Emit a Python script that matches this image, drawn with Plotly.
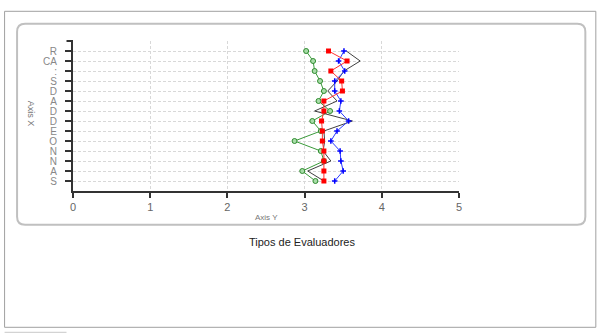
import plotly.graph_objects as go

categories = ["R", "CA", ":", "S", "D", "A", "D", "D", "E", "O", "N", "N", "A", "S"]
green_vals = [3.02, 3.11, 3.13, 3.20, 3.25, 3.18, 3.33, 3.10, 3.21, 2.87, 3.21, 3.25, 2.97, 3.14]
black_vals = [3.54, 3.72, 3.51, 3.42, 3.30, 3.42, 3.13, 3.62, 3.25, 3.26, 3.24, 3.34, 3.04, 3.25]
blue_vals = [3.51, 3.44, 3.52, 3.39, 3.39, 3.47, 3.45, 3.57, 3.42, 3.34, 3.46, 3.47, 3.50, 3.39]
red_vals = [3.31, 3.55, 3.34, 3.48, 3.49, 3.25, 3.25, 3.22, 3.23, 3.23, 3.25, 3.25, 3.25, 3.25]
x_ticks = [0, 1, 2, 3, 4, 5]

idx = list(range(len(categories)))

fig = go.Figure()
fig.add_trace(go.Scatter(x=green_vals, y=idx, mode="lines+markers",
                         line=dict(color="#3a9a3a", width=1),
                         marker=dict(symbol="circle", size=5, color="#a8dca8",
                                     line=dict(color="#2e8b2e", width=1))))
fig.add_trace(go.Scatter(x=black_vals, y=idx, mode="lines",
                         line=dict(color="#404040", width=1)))
fig.add_trace(go.Scatter(x=blue_vals, y=idx, mode="lines+markers",
                         line=dict(color="#2a3aff", width=1),
                         marker=dict(symbol="cross-thin", size=4,
                                     line=dict(color="#0000ff", width=1.5))))
fig.add_trace(go.Scatter(x=red_vals, y=idx, mode="lines+markers",
                         line=dict(color="#ff3030", width=1),
                         marker=dict(symbol="square", size=5, color="#ff0000")))

fig.update_layout(
    width=600, height=333,
    margin=dict(l=72.5, r=141, t=40.7, b=142.3),
    paper_bgcolor="white", plot_bgcolor="white",
    showlegend=False,
    font=dict(family="Liberation Sans, Arial, sans-serif", size=11, color="#444"),
    xaxis=dict(range=[0, 5], tickvals=x_ticks, ticktext=[str(t) for t in x_ticks],
               showline=True, linecolor="#333", linewidth=2,
               ticks="outside", ticklen=5, tickwidth=2, tickcolor="#333",
               showgrid=True, gridcolor="#d8d8d8", griddash="3px,2px", gridwidth=1,
               zeroline=False, tickfont=dict(size=11, color="#666")),
    yaxis=dict(range=[14, -1], tickvals=idx, ticktext=categories,
               showline=True, linecolor="#333", linewidth=2,
               ticks="outside", ticklen=6, tickwidth=2, tickcolor="#333",
               showgrid=True, gridcolor="#d8d8d8", griddash="3px,2px", gridwidth=1,
               zeroline=False, ticklabelstandoff=6,
               tickfont=dict(size=10, color="#888")),
)


def px(xv):
    return (xv - 72.5) / 386.5


def py(yv):
    return (190.7 - yv) / 150


# outer frame
fig.add_shape(type="rect", xref="paper", yref="paper",
              x0=px(4), x1=px(596), y0=py(327), y1=py(11),
              line=dict(color="#a0a0a0", width=1), layer="below")
# inner rounded panel
r = 8
x0p, x1p, y0p, y1p = 16.5, 585.5, 23.5, 224.5
pts = [("M", x0p + r, y0p), ("L", x1p - r, y0p), ("Q", x1p, y0p), ("", x1p, y0p + r),
       ("L", x1p, y1p - r), ("Q", x1p, y1p), ("", x1p - r, y1p), ("L", x0p + r, y1p),
       ("Q", x0p, y1p), ("", x0p, y1p - r), ("L", x0p, y0p + r), ("Q", x0p, y0p),
       ("", x0p + r, y0p)]
path = " ".join(f"{c} {px(a):.5f},{py(b):.5f}".strip() for c, a, b in pts) + " Z"
fig.add_shape(type="path", xref="paper", yref="paper", path=path,
              line=dict(color="#c0c0c0", width=2), layer="below")
# top tick cap of the y axis
fig.add_shape(type="line", xref="paper", yref="paper",
              x0=px(66), x1=px(72.5), y0=1, y1=1,
              line=dict(color="#333", width=2))
# bottom stub line
fig.add_shape(type="line", xref="paper", yref="paper",
              x0=px(4), x1=px(66), y0=py(332), y1=py(332),
              line=dict(color="#c8c8c8", width=1))

fig.add_annotation(text="Axis Y", xref="paper", yref="paper",
                   x=0.5, y=py(217), xanchor="center", yanchor="middle",
                   showarrow=False, font=dict(size=8, color="#777"))
fig.add_annotation(text="Axis X", xref="paper", yref="paper",
                   x=px(30), y=py(113), xanchor="center", yanchor="middle",
                   showarrow=False, textangle=90,
                   font=dict(size=9, color="#777"))
fig.add_annotation(text="Tipos de Evaluadores", xref="paper", yref="paper",
                   x=px(302), y=py(242), xanchor="center", yanchor="middle",
                   showarrow=False, font=dict(size=11, color="#222"))

fig.write_html("out.html")
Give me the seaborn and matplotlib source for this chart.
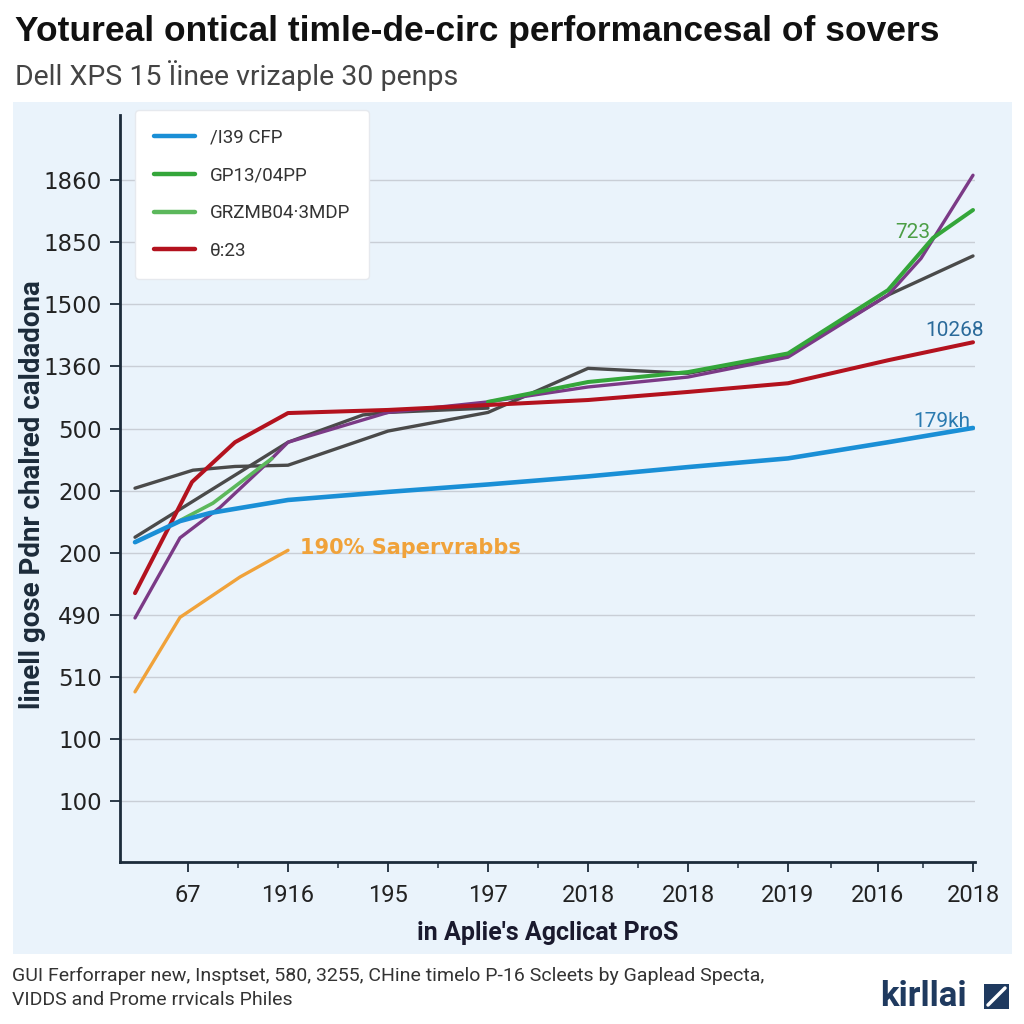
import matplotlib
matplotlib.use("Agg")
import matplotlib.pyplot as plt
from matplotlib.patches import Rectangle
from matplotlib.lines import Line2D
import seaborn as sns
import pandas as pd

# ---------------- data ----------------
x_tick_pos = [0, 1, 2, 3, 4, 5, 6, 6.9, 7.85]
x_tick_labels = ["67", "1916", "195", "197", "2018", "2018", "2019", "2016", "2018"]
y_tick_labels = ["100", "100", "510", "490", "200", "200", "500", "1360", "1500", "1850", "1860"]

blue_x = [-0.53, -0.08, 0.22, 1.0, 2.0, 3.0, 4.0, 5.0, 6.0, 7.0, 7.85]
blue_y = [4.17, 4.51, 4.64, 4.85, 4.98, 5.10, 5.23, 5.38, 5.52, 5.78, 6.01]

red_x = [-0.53, 0.04, 0.47, 1.0, 2.0, 3.0, 4.0, 5.0, 6.0, 7.0, 7.85]
red_y = [3.35, 5.14, 5.78, 6.25, 6.30, 6.38, 6.46, 6.59, 6.73, 7.10, 7.39]

gray1_x = [-0.53, 0.05, 0.47, 1.0, 2.0, 3.0, 4.0, 5.0, 6.0, 7.0, 7.85]
gray1_y = [5.04, 5.33, 5.39, 5.41, 5.96, 6.26, 6.97, 6.89, 7.18, 8.15, 8.78]

gray2_x = [-0.53, 1.0, 1.75, 2.0, 3.0]
gray2_y = [4.25, 5.78, 6.22, 6.26, 6.33]

purple_x = [-0.53, -0.08, 0.32, 0.79, 1.0, 2.0, 3.0, 4.0, 5.0, 6.0, 7.0, 7.33, 7.85]
purple_y = [2.95, 4.24, 4.73, 5.44, 5.78, 6.26, 6.43, 6.67, 6.83, 7.15, 8.15, 8.74, 10.08]

green_x = [3.0, 4.0, 5.0, 6.0, 7.0, 7.45, 7.85]
green_y = [6.43, 6.75, 6.91, 7.21, 8.23, 9.07, 9.52]

lgreen_x = [-0.08, 0.25, 0.84]
lgreen_y = [4.52, 4.80, 5.52]

orange_x = [-0.53, -0.08, 0.52, 1.0]
orange_y = [1.76, 2.96, 3.61, 4.04]

legend_labels = ["/I39 CFP", "GP13/04PP", "GRZMB04·3MDP", "θ:23"]

title = "Yotureal ontical timle-de-circ performancesal of sovers"
subtitle = "Dell XPS 15 Ïinee vrizaple 30 penps"
ylabel = "linell gose Pdnr chalred caldadona"
xlabel = "in Aplie's Agclicat ProS"
footer = ("GUI Ferforraper new, Insptset, 580, 3255, CHine timelo P-16 Scleets by Gaplead Specta,\n"
          "VIDDS and Prome rrvicals Philes")

# ---------------- style ----------------
sns.set_theme(style="white")
plt.rcParams["font.family"] = ["DejaVu Sans"]

BG = "#eaf3fb"
NAVY = "#1c2b3a"

fig = plt.figure(figsize=(10.24, 10.24), dpi=100)
fig.patch.set_facecolor("white")
fig.patches.append(Rectangle((13 / 1024, 1 - 954 / 1024), (1012 - 13) / 1024, (954 - 102) / 1024,
                             transform=fig.transFigure, facecolor=BG, edgecolor="none", zorder=-10))

ax = fig.add_axes([120 / 1024, 1 - 862 / 1024, (975 - 120) / 1024, (862 - 115) / 1024])
ax.set_facecolor(BG)
ax.set_zorder(1)

series = [
    (gray1_x, gray1_y, "#4a4a4a", 2.4),
    (gray2_x, gray2_y, "#4a4a4a", 2.4),
    (orange_x, orange_y, "#f0a23a", 2.4),
    (purple_x, purple_y, "#7b3a86", 2.4),
    (lgreen_x, lgreen_y, "#5cb85c", 2.6),
    (green_x, green_y, "#34a63a", 2.9),
    (red_x, red_y, "#b3121e", 2.9),
    (blue_x, blue_y, "#1a8fd6", 3.3),
]
for xs, ys, c, lw in series:
    df = pd.DataFrame({"x": xs, "y": ys})
    sns.lineplot(data=df, x="x", y="y", ax=ax, color=c, linewidth=lw, sort=False,
                 estimator=None, legend=False, solid_capstyle="round")

ax.set_xlim(-0.68, 7.87)
ax.set_ylim(-0.98, 11.05)

ax.set_yticks(range(len(y_tick_labels)))
ax.set_yticklabels(y_tick_labels, fontsize=16.5, color="#222222")
ax.set_xticks(x_tick_pos)
ax.set_xticklabels(x_tick_labels, fontsize=17, color="#222222", family="Roboto")
ax.set_xticks([0.5, 1.5, 2.5, 3.5, 4.5, 5.5, 6.43, 7.35], minor=True)
ax.tick_params(axis="y", which="major", direction="out", length=7, width=1.3, color=NAVY, pad=6, left=True)
ax.tick_params(axis="x", which="major", direction="out", length=7, width=1.3, color=NAVY, pad=9, bottom=True)
ax.tick_params(axis="x", which="minor", direction="out", length=4, width=1.1, color=NAVY, bottom=True)

for yv in range(len(y_tick_labels)):
    ax.axhline(yv, color="#c9ced6", linewidth=1.0, zorder=0)

for s in ["top", "right"]:
    ax.spines[s].set_visible(False)
for s in ["left", "bottom"]:
    ax.spines[s].set_color(NAVY)
    ax.spines[s].set_linewidth(2.0)

ax.set_xlabel(xlabel, fontsize=18, fontweight="bold", color="#1a1a2e", family="Roboto", labelpad=10)
ax.set_ylabel("")
fig.text(33 / 1024, 1 - 495 / 1024, ylabel, rotation=90, ha="center", va="center",
         fontsize=20, fontweight="bold", color=NAVY, family="Roboto")

# annotations
ax.text(7.25, 9.15, "723", color="#4c9e45", fontsize=15, ha="center", va="center", family="Roboto")
ax.text(7.67, 7.58, "10268", color="#2a6a9a", fontsize=15, ha="center", va="center", family="Roboto")
ax.text(7.54, 6.12, "179kh", color="#2a7ab0", fontsize=15, ha="center", va="center", family="Roboto")
ax.text(1.12, 4.07, "190% Sapervrabbs", color="#f0a23a", fontsize=15, fontweight="bold",
        ha="left", va="center")

# legend
handles = [
    Line2D([0], [0], color="#1a8fd6", lw=3.2),
    Line2D([0], [0], color="#34a63a", lw=3.2),
    Line2D([0], [0], color="#5cb85c", lw=3.2),
    Line2D([0], [0], color="#b3121e", lw=3.2),
]
leg = ax.legend(handles, legend_labels, loc="upper left",
                bbox_to_anchor=(135 / 1024, 1 - 110 / 1024), bbox_transform=fig.transFigure,
                fontsize=13.5, frameon=True, fancybox=True, framealpha=1.0,
                facecolor="white", edgecolor="#e6e9ee", handlelength=2.2, handletextpad=0.8,
                labelspacing=1.05, borderpad=1.0, borderaxespad=0)
for t in leg.get_texts():
    t.set_color("#333333")
    t.set_family("Roboto")

# title / subtitle
fig.text(15 / 1024, 1 - 32 / 1024, title, fontsize=25.5, fontweight="bold", color="#111111",
         ha="left", va="center", family="Liberation Sans")
fig.text(15 / 1024, 1 - 76 / 1024, subtitle, fontsize=20.5, color="#444444",
         ha="left", va="center", family="Roboto")

# footer
fig.text(12 / 1024, 1 - 988 / 1024, footer, fontsize=14, color="#333333", ha="left",
         va="center", family="Roboto", linespacing=1.45)

# logo
fig.text(880 / 1024, 1 - 997 / 1024, "kirllai", fontsize=25, fontweight="bold", color="#1f3a5f",
         ha="left", va="center", family="Roboto")
fig.patches.append(Rectangle((984 / 1024, 1 - 1009 / 1024), 25 / 1024, 25 / 1024,
                             transform=fig.transFigure, facecolor="#1f3a5f", edgecolor="none"))
fig.lines.append(Line2D([988 / 1024, 1005 / 1024], [1 - 1005 / 1024, 1 - 988 / 1024],
                        transform=fig.transFigure, color="white", lw=2.5))

fig.savefig("out.png", dpi=100)
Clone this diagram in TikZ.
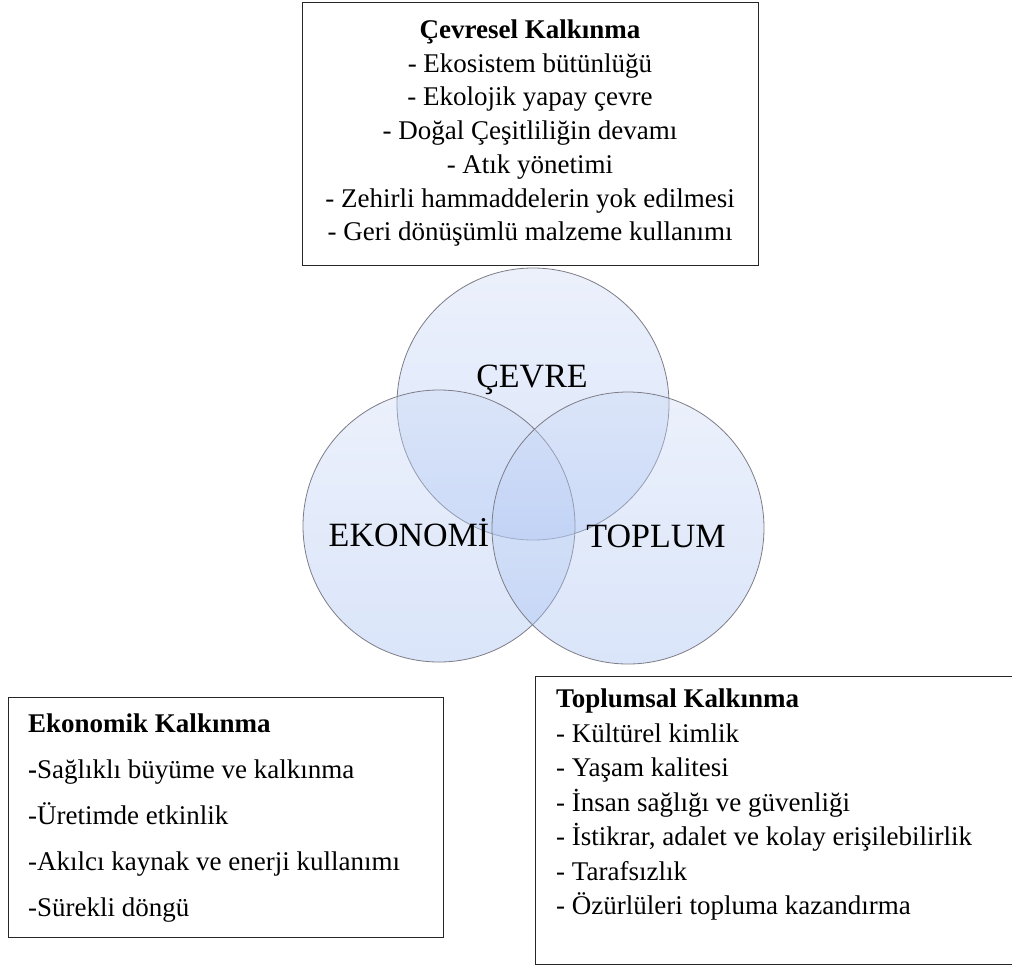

Required task: Exactly reproduce the lines from the line holding "Give me the" through the line holding "lgreen_y = [4.52, 4.80, 5.52]", and only those; pictures are to be left out.

Expected answer:
Give me the seaborn and matplotlib source for this chart.
import matplotlib
matplotlib.use("Agg")
import matplotlib.pyplot as plt
from matplotlib.patches import Rectangle
from matplotlib.lines import Line2D
import seaborn as sns
import pandas as pd

# ---------------- data ----------------
x_tick_pos = [0, 1, 2, 3, 4, 5, 6, 6.9, 7.85]
x_tick_labels = ["67", "1916", "195", "197", "2018", "2018", "2019", "2016", "2018"]
y_tick_labels = ["100", "100", "510", "490", "200", "200", "500", "1360", "1500", "1850", "1860"]

blue_x = [-0.53, -0.08, 0.22, 1.0, 2.0, 3.0, 4.0, 5.0, 6.0, 7.0, 7.85]
blue_y = [4.17, 4.51, 4.64, 4.85, 4.98, 5.10, 5.23, 5.38, 5.52, 5.78, 6.01]

red_x = [-0.53, 0.04, 0.47, 1.0, 2.0, 3.0, 4.0, 5.0, 6.0, 7.0, 7.85]
red_y = [3.35, 5.14, 5.78, 6.25, 6.30, 6.38, 6.46, 6.59, 6.73, 7.10, 7.39]

gray1_x = [-0.53, 0.05, 0.47, 1.0, 2.0, 3.0, 4.0, 5.0, 6.0, 7.0, 7.85]
gray1_y = [5.04, 5.33, 5.39, 5.41, 5.96, 6.26, 6.97, 6.89, 7.18, 8.15, 8.78]

gray2_x = [-0.53, 1.0, 1.75, 2.0, 3.0]
gray2_y = [4.25, 5.78, 6.22, 6.26, 6.33]

purple_x = [-0.53, -0.08, 0.32, 0.79, 1.0, 2.0, 3.0, 4.0, 5.0, 6.0, 7.0, 7.33, 7.85]
purple_y = [2.95, 4.24, 4.73, 5.44, 5.78, 6.26, 6.43, 6.67, 6.83, 7.15, 8.15, 8.74, 10.08]

green_x = [3.0, 4.0, 5.0, 6.0, 7.0, 7.45, 7.85]
green_y = [6.43, 6.75, 6.91, 7.21, 8.23, 9.07, 9.52]

lgreen_x = [-0.08, 0.25, 0.84]
lgreen_y = [4.52, 4.80, 5.52]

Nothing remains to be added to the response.